Branch-Boyd selected Toni Branch for the project, even though Toni Branch did not have a full teaching certificate at the time, investigators said.
But how could someone without a full teaching certificate be hired to write materials telling teachers how to teach math?
"That's a very legitimate question,'' said Chicago Board of Education spokesman Michael Vaughn. "I think that speaks to what we have investigated. . . . Now we need to take action.''
The manuals the three sisters worked on gave teachers wrong answers to some elementary-grade math problems, investigators said.
Even their overtime records submitted by Branch-Boyd on the sisters' behalf had arithmetic mistakes, Sullivan said. In some cases, his report indicated, the time sheets also showed at least two of the sisters in two different places at the same time.
The sisters and others have been under scrutiny for about year, since published reports about the state's top-paid public schoolteachers in 2001-2002. Branch-Boyd headed the pack at that time, followed by No. 3 Debbey Thomas, head of the reading-curriculum project, who made $152,000 that school year, and No. 8 Hambright, who made $143,000, state records show.
The board has created a warning system to guard against excessive overtime, but has taken no action, although Sullivan gave the system the results of his investigation in June.
Branch-Boyd resigned in May, and some discipline is expected against Toni Branch, Hambright and Thomas, who has been on sick leave since October, Vaughn said. Two other curriculum writers also are being investigated, he said.
The three sisters' activities are outlined in a new annual report that spotlights fraud, waste and mismanagement uncovered by the inspector general's office over the last school year. Its findings ranged from failure to seek federal reimbursement for $869,000 in emergency snow removal to the installation of some 180 school doors that pose fire hazards.
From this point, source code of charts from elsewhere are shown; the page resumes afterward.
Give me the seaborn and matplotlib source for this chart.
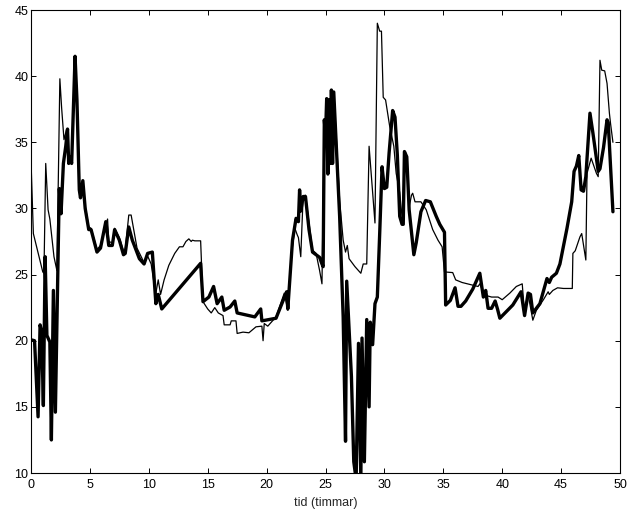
import matplotlib
matplotlib.use("Agg")
import matplotlib.pyplot as plt
import seaborn as sns
import pandas as pd

# thick series
thick_x = [0.1, 0.3, 0.6, 0.77, 0.9, 1.05, 1.2, 1.35, 1.6, 1.73, 1.9, 2.07, 2.4, 2.55, 2.75, 2.95,
           3.1, 3.2, 3.3, 3.45, 3.74, 3.9, 4.1, 4.2, 4.4, 4.6, 4.9, 5.1, 5.6, 5.9, 6.35, 6.6, 6.9,
           7.1, 7.5, 7.85, 8.0, 8.3, 8.6, 9.2, 9.6, 9.9, 10.3, 10.5, 10.6, 10.8, 11.1, 14.4, 14.6,
           15.1, 15.5, 15.8, 16.2, 16.4, 16.9, 17.3, 17.5, 19.0, 19.5, 19.6, 20.8, 21.7, 21.8, 22.2,
           22.5, 22.7, 22.8, 22.9, 23.1, 23.3, 23.6, 23.9, 24.5, 24.7, 24.8, 24.9, 25.0, 25.1, 25.2,
           25.3, 25.4, 25.5, 25.6, 25.7, 25.9, 26.2, 26.5, 26.7, 26.8, 27.2, 27.4, 27.6, 27.8, 28.0,
           28.1, 28.3, 28.5, 28.7, 28.8, 29.0, 29.2, 29.4, 29.6, 29.8, 30.0, 30.2, 30.4, 30.7, 30.9,
           31.1, 31.3, 31.5, 31.6, 31.7, 31.9, 32.1, 32.5, 32.7, 33.1, 33.5, 33.9, 34.4, 34.7, 35.1,
           35.2, 35.6, 36.0, 36.25, 36.5, 36.9, 37.5, 38.1, 38.4, 38.6, 38.8, 39.1, 39.4, 39.6, 39.8,
           40.9, 41.6, 41.9, 42.2, 42.4, 42.6, 43.2, 43.8, 44.0, 44.2, 44.6, 44.9, 45.5, 45.9, 46.1,
           46.3, 46.5, 46.7, 46.9, 47.1, 47.45, 47.7, 48.15, 48.3, 48.6, 48.9, 49.0, 49.4]
thick_y = [20.05, 20.0, 14.25, 21.2, 20.7, 15.1, 26.35, 20.4, 19.9, 12.5, 23.8, 14.6, 31.5, 29.6, 33.4, 34.7,
           36.0, 33.4, 33.9, 33.4, 41.5, 38.2, 31.4, 30.8, 32.1, 30.0, 28.4, 28.4, 26.7, 27.0, 29.0, 27.2, 27.2,
           28.4, 27.6, 26.5, 26.6, 28.6, 27.6, 26.2, 25.8, 26.6, 26.7, 24.1, 22.8, 23.5, 22.4, 25.85, 22.95,
           23.3, 24.1, 22.8, 23.3, 22.3, 22.55, 23.0, 22.1, 21.8, 22.4, 21.5, 21.7, 23.7, 22.4, 27.6,
           29.25, 29.0, 31.4, 29.8, 30.9, 30.9, 28.4, 26.7, 26.3, 25.8, 25.6, 36.7, 35.5, 38.3, 32.6,
           38.2, 33.4, 38.95, 33.4, 38.8, 35.0, 29.4, 21.8, 12.4, 24.5, 17.3, 10.85, 9.5, 19.8, 9.5,
           20.2, 10.85, 21.6, 15.0, 21.4, 19.7, 22.8, 23.3, 28.1, 33.15, 31.5, 31.6, 34.2, 37.4, 36.9,
           34.0, 29.4, 28.8, 28.8, 34.3, 33.9, 29.9, 26.5, 27.4, 29.75, 30.6, 30.5, 29.4, 28.8, 28.2,
           22.7, 23.05, 24.0, 22.6, 22.6, 23.0, 23.9, 25.1, 23.3, 23.8, 22.45, 22.45, 23.0, 22.4, 21.7,
           22.7, 23.7, 21.9, 23.6, 23.5, 22.1, 22.8, 24.7, 24.4, 24.8, 25.1, 25.8, 28.5, 30.5, 32.8,
           33.2, 34.0, 31.4, 31.3, 32.4, 37.2, 35.7, 32.8, 33.0, 34.6, 36.7, 36.5, 29.75]

# thin series
thin_x = [0.03, 0.2, 0.5, 1.0, 1.1, 1.25, 1.45, 1.6, 1.95, 2.2, 2.45, 2.6, 2.8, 3.0, 3.2, 3.45, 3.74,
          3.9, 4.1, 4.2, 4.4, 4.6, 4.9, 5.1, 5.6, 5.9, 6.5, 6.6, 6.9, 7.1, 7.5, 7.85, 8.0, 8.3, 8.5,
          9.0, 9.6, 9.9, 10.2, 10.5, 10.6, 10.8, 11.0, 11.3, 11.7, 12.2, 12.6, 12.9, 13.15, 13.4,
          13.6, 13.7, 13.9, 14.4, 14.6, 15.0, 15.3, 15.6, 15.9, 16.3, 16.4, 16.9, 17.0, 17.4, 17.5,
          18.0, 18.5, 19.1, 19.6, 19.7, 19.8, 20.1, 20.4, 20.8, 21.5, 21.8, 22.1, 22.4, 22.6, 22.7,
          22.9, 23.1, 23.3, 23.6, 23.9, 24.2, 24.5, 24.7, 24.9, 25.0, 25.1, 25.2, 25.3, 25.4, 25.5,
          25.6, 25.7, 25.9, 26.2, 26.5, 26.7, 26.85, 27.0, 27.5, 28.0, 28.2, 28.5, 28.7, 28.9, 29.2,
          29.4, 29.6, 29.75, 29.9, 30.1, 30.45, 30.8, 31.0, 31.3, 31.55, 31.7, 31.9, 32.1, 32.3, 32.4,
          32.6, 33.1, 33.55, 34.1, 34.55, 34.9, 35.1, 35.8, 36.05, 36.6, 37.95, 38.1, 38.5, 39.1,
          39.65, 40.0, 40.65, 41.2, 41.7, 41.9, 42.2, 42.6, 42.9, 43.5, 43.9, 44.0, 44.3, 44.7, 45.2,
          45.95, 46.0, 46.2, 46.6, 46.75, 47.1, 47.2, 47.55, 48.0, 48.15, 48.3, 48.45, 48.7, 48.9,
          49.1, 49.2, 49.4]
thin_y = [32.8, 28.1, 27.0, 25.2, 25.1, 33.4, 29.9, 29.2, 26.35, 25.3, 39.8, 37.6, 35.2, 35.9, 33.4, 33.6, 41.3,
          38.0, 31.6, 31.0, 32.0, 30.2, 28.6, 28.5, 26.9, 27.2, 29.2, 27.5, 27.4, 28.5, 27.8, 26.8, 26.9, 29.5, 29.5,
          27.0, 25.9, 26.4, 25.8, 24.0, 23.6, 24.6, 23.5, 24.6, 25.7, 26.6, 27.1, 27.1, 27.5, 27.7,
          27.5, 27.6, 27.55, 27.55, 22.95, 22.4, 22.1, 22.5, 22.1, 21.9, 21.2, 21.2, 21.5, 21.5, 20.55,
          20.65, 20.6, 21.05, 21.1, 20.0, 21.3, 21.1, 21.4, 21.8, 23.6, 22.3, 26.5, 28.5, 28.0, 27.8,
          26.35, 30.9, 31.0, 28.9, 26.85, 26.6, 25.3, 24.3, 36.7, 35.5, 38.3, 32.6, 38.2, 33.4, 38.95,
          33.4, 38.8, 35.7, 30.6, 27.6, 26.7, 27.2, 26.2, 25.6, 25.1, 25.8, 25.8, 34.7, 32.4, 28.9,
          44.0, 43.4, 43.4, 38.4, 38.2, 36.2, 34.7, 32.65, 31.2, 28.9, 34.3, 33.9, 30.1, 31.0, 31.15,
          30.5, 30.5, 29.9, 28.4, 27.6, 27.1, 25.2, 25.15, 24.6, 24.4, 24.1, 24.3, 23.45, 23.3,
          23.3, 23.1, 23.6, 24.1, 24.3, 22.05, 23.5, 21.55, 22.3, 23.1, 23.7, 23.5, 23.8, 24.0, 23.95,
          23.95, 26.6, 26.8, 27.85, 28.1, 26.1, 32.65, 33.8, 32.65, 32.4, 41.2, 40.45, 40.4, 39.45,
          37.2, 36.4, 35.0]

x_ticks = [0, 5, 10, 15, 20, 25, 30, 35, 40, 45, 50]
y_ticks = [10, 15, 20, 25, 30, 35, 40, 45]
x_label = "tid (timmar)"

sns.set_style("ticks")
plt.rcParams['font.family'] = ['Liberation Sans', 'DejaVu Sans']

fig = plt.figure(figsize=(6.3, 5.12), dpi=100)
ax = fig.add_axes([31 / 630, 39 / 512, 589 / 630, 463 / 512])

df_thin = pd.DataFrame({"t": thin_x, "v": thin_y})
df_thick = pd.DataFrame({"t": thick_x, "v": thick_y})
sns.lineplot(data=df_thin, x="t", y="v", ax=ax, color="black", linewidth=0.9,
             estimator=None, sort=False)
sns.lineplot(data=df_thick, x="t", y="v", ax=ax, color="black", linewidth=2.4,
             estimator=None, sort=False)

ax.set_xlim(0, 50)
ax.set_ylim(10, 45)
ax.set_xticks(x_ticks)
ax.set_yticks(y_ticks)
ax.set_xlabel(x_label, fontsize=9, labelpad=4)
ax.set_ylabel("")
for s in ax.spines.values():
    s.set_visible(True)
    s.set_linewidth(0.8)
    s.set_color("black")
ax.tick_params(axis="both", direction="in", top=True, right=True, length=3.5,
               width=0.7, labelsize=9, colors="black")
ax.tick_params(axis="x", pad=4.5)
ax.tick_params(axis="y", pad=2)

fig.savefig("out.png", dpi=100)
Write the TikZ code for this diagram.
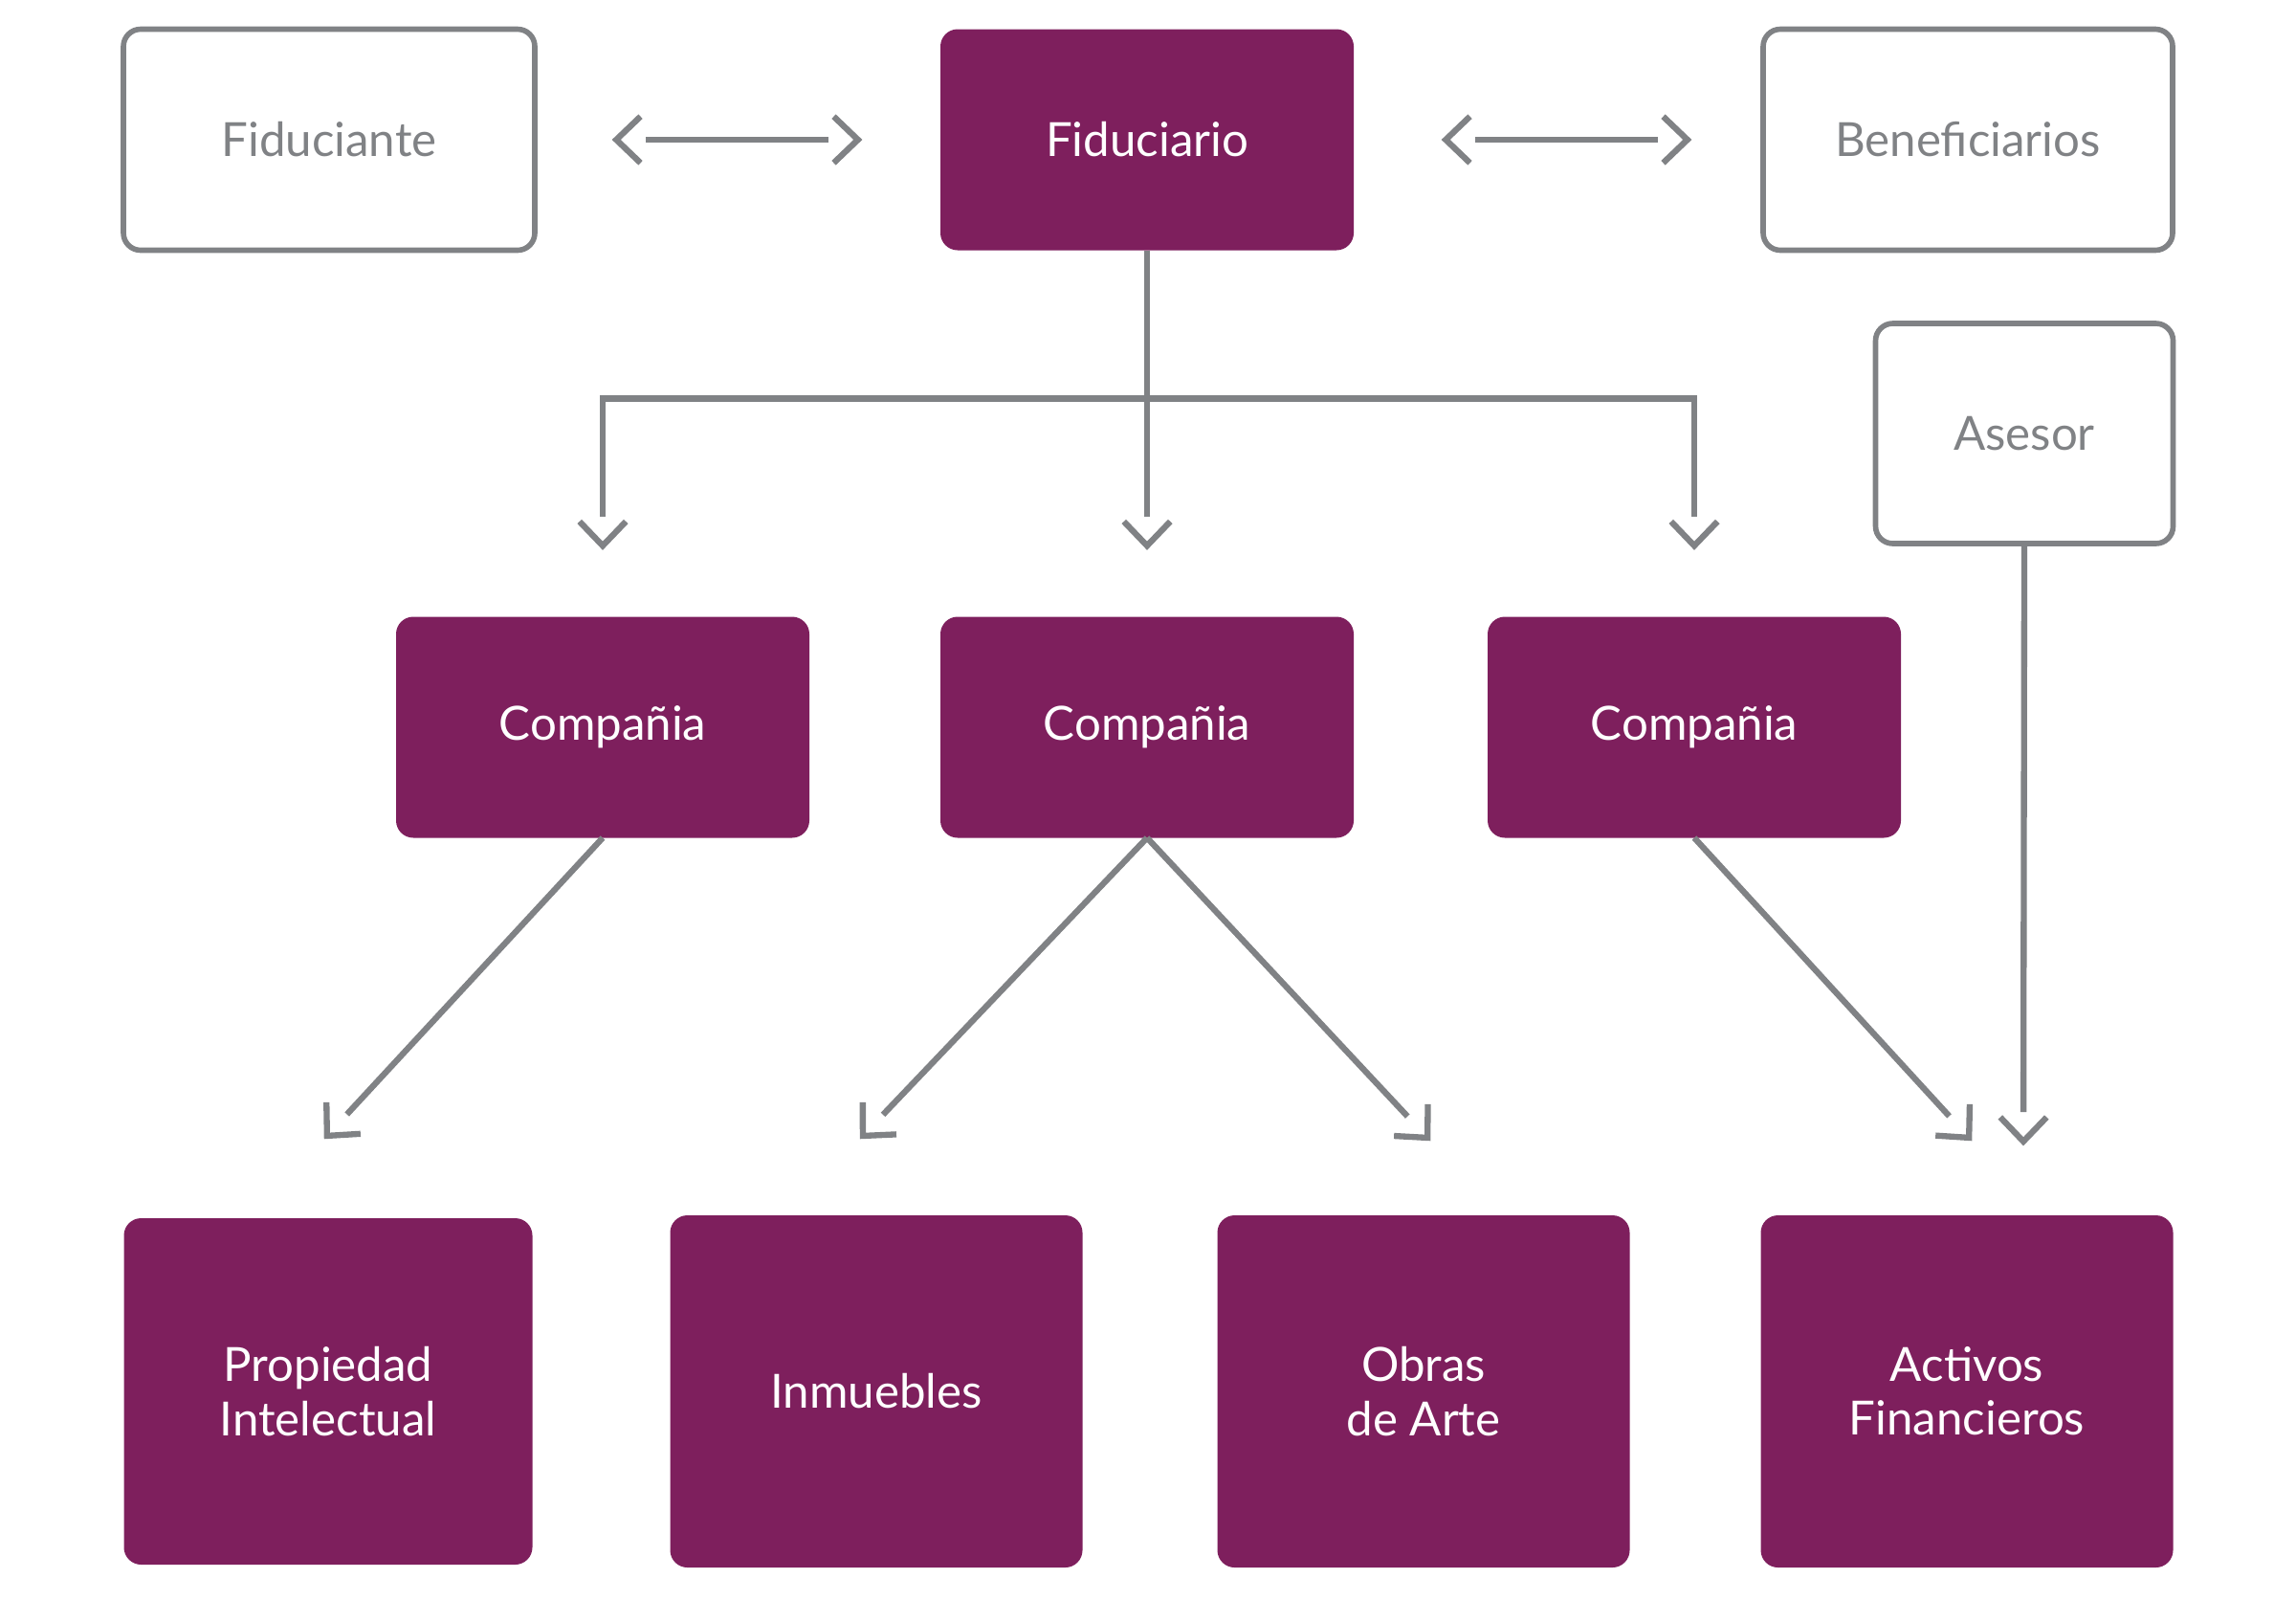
\documentclass[tikz,border=0pt]{standalone}
\usepackage{fontspec}
\setmainfont{Lato}
\usepackage{tikz}
\definecolor{plum}{RGB}{126, 31, 93}
\definecolor{gray55}{RGB}{128, 130, 133}

% open chevron, set off from the end of the line
\pgfdeclarearrow{
  name = Chevron,
  setup code = {
    \pgfarrowssettipend{1.2pt}
    \pgfarrowssetlineend{-8.7pt}
    \pgfarrowssetbackend{-7.2pt}
  },
  drawing code = {
    \pgfpathmoveto{\pgfqpoint{-7.2pt}{6.9pt}}
    \pgfpathlineto{\pgfqpoint{0pt}{0pt}}
    \pgfpathlineto{\pgfqpoint{-7.2pt}{-6.9pt}}
    \pgfusepathqstroke
  }
}

\begin{document}
\begin{tikzpicture}[scale=1.0,
  outline box/.style={draw=gray55, line width=1.6pt, rounded corners=0.18cm, text=gray55,
    inner sep=0pt, outer sep=0pt, minimum width=4.30cm, minimum height=2.31cm, align=center},
  plum box/.style={fill=plum, rounded corners=0.18cm, text=white,
    inner sep=0pt, outer sep=0pt, minimum width=4.32cm, minimum height=2.31cm, align=center},
  asset box/.style={plum box, minimum width=4.31cm, minimum height=3.68cm},
  link/.style={draw=gray55, line width=1.8pt},
  font=\fontsize{14}{16}\selectfont]

  \useasboundingbox (0, 0) rectangle (24, -16.71);

  % top row
  \node[outline box] (fiduciante) at (3.44, -1.46) {Fiduciante};
  \node[plum box] (fiduciario) at (11.99, -1.46) {Fiduciario};
  \node[outline box, minimum width=4.28cm] (beneficiarios) at (20.57, -1.46) {Beneficiarios};
  \node[outline box, minimum width=3.11cm, minimum height=2.30cm] (asesor) at (21.16, -4.53) {Asesor};

  \draw[link, Chevron-Chevron, shorten <=0.81cm, shorten >=0.82cm] (fiduciante) -- (fiduciario);
  \draw[link, Chevron-Chevron, shorten <=0.92cm, shorten >=0.75cm] (fiduciario) -- (beneficiarios);

  % companies
  \node[plum box] (comp1) at (6.30, -7.60) {Compañia};
  \node[plum box] (comp2) at (11.99, -7.60) {Compañia};
  \node[plum box] (comp3) at (17.71, -7.60) {Compañia};

  \coordinate (c1) at ([yshift=0.70cm]comp1.north);
  \coordinate (c2) at ([yshift=0.70cm]comp2.north);
  \coordinate (c3) at ([yshift=0.70cm]comp3.north);

  \draw[link, -Chevron] (fiduciario.south) -- ++(0, -1.55) -| (c1);
  \draw[link, -Chevron] (fiduciario.south) -- (c2);
  \draw[link, -Chevron] (fiduciario.south) -- ++(0, -1.55) -| (c3);

  % assets
  \node[asset box, minimum width=4.27cm, minimum height=3.62cm] (propiedad) at (3.43, -14.54) {Propiedad\\Intelectual};
  \node[asset box] (inmuebles) at (9.16, -14.54) {Inmuebles};
  \node[asset box] (obras) at (14.88, -14.54) {Obras\\de Arte};
  \node[asset box] (activos) at (20.56, -14.54) {Activos\\Financieros};

  \coordinate (p1) at (3.39, -11.90);
  \coordinate (i1) at (8.99, -11.90);
  \coordinate (o1) at (14.95, -11.92);
  \coordinate (a1) at (20.61, -11.92);
  \coordinate (a2) at (21.15, -11.97);

  \draw[link, -Chevron] (comp1.south) -- (p1);
  \draw[link, -Chevron] (comp2.south) -- (i1);
  \draw[link, -Chevron] (comp2.south) -- (o1);
  \draw[link, -Chevron] (comp3.south) -- (a1);
  \draw[link, -Chevron] (asesor.south) -- (a2);

\end{tikzpicture}
\end{document}
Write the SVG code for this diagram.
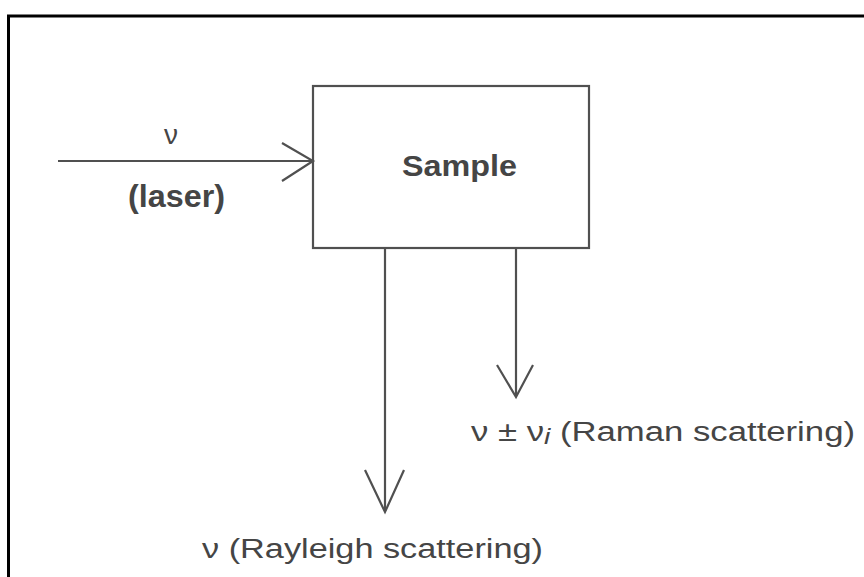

The three Branch sisters and others produced math and reading materials used by hundreds of teachers systemwide during after-school and summer school classes, a cornerstone of Mayor Daley's efforts to reform the system.
Yet math curriculum writer Toni Branch had flunked the exam for an elementary teacher's certificate on at least seven occasions, officials said. State records indicate she holds a substitute-teaching certificate. Under a new federal law, such a certificate triggers a warning to parents that its holder is "not highly qualified'' to teach.
Sullivan's report noted that some math manuals produced by Toni Branch, her two sisters and others contained "numerous errors, including basic computation errors and word problems where the solution given was the wrong answer.''
"It was likely that some of the ... manuals hindered, rather than helped, the teacher,'' Sullivan's report said. However, occasional textbook errors are not uncommon nationwide.
Also not adding up were some overtime hours in paperwork Branch filled out on the sisters' behalf, Sullivan said.
In some cases, Sullivan said, the addition was just plain wrong -- sometimes to an employee's benefit and other times not.
Also, officials said, some overtime hours overlapped with employees' other commitments. For example, Vaughn said, at least twice, Toni Branch claimed to be working for the board on days she was taking a teacher certification exam.
"Not only does the investigation indicate she was a non-certified teacher, but it appears she may have been billing us for taking the test while she was trying to get certified. It's very disturbing,'' Vaughn said.
Toni Branch, reached this past week at Chicago's Mann School, where she teaches math, declined comment except to say she did help write the teacher manuals. Curriculum writers told investigators that they worked all the overtime stated, but may have recorded the wrong times, Sullivan said.
Because three of the writers were sisters, Sullivan said, their overtime should have been strictly monitored. Instead, he said, oversight was "virtually non-existent.''
The teacher manuals and other books the project generated are now being replaced; some new books hit schools within the last few weeks.
Said Vaughn: "We felt we needed to make an improvement. ''
Like this one?
"That's a very legitimate question,'' said Chicago Board of Education spokesman Michael Vaughn. "I think that speaks to what we have investigated. . . . Now we need to take action.''
Non-answered like a true bureaucrat.
Scratch any portion of this fiasco and you sniff "Daley Crony"
Even their overtime records submitted by Branch-Boyd on the sisters' behalf had arithmetic mistakes, Sullivan said. In some cases, his report indicated, the time sheets also showed at least two of the sisters in two different places at the same time.
Heeheehee...
It might be difficult to prove they weren't just really stupid.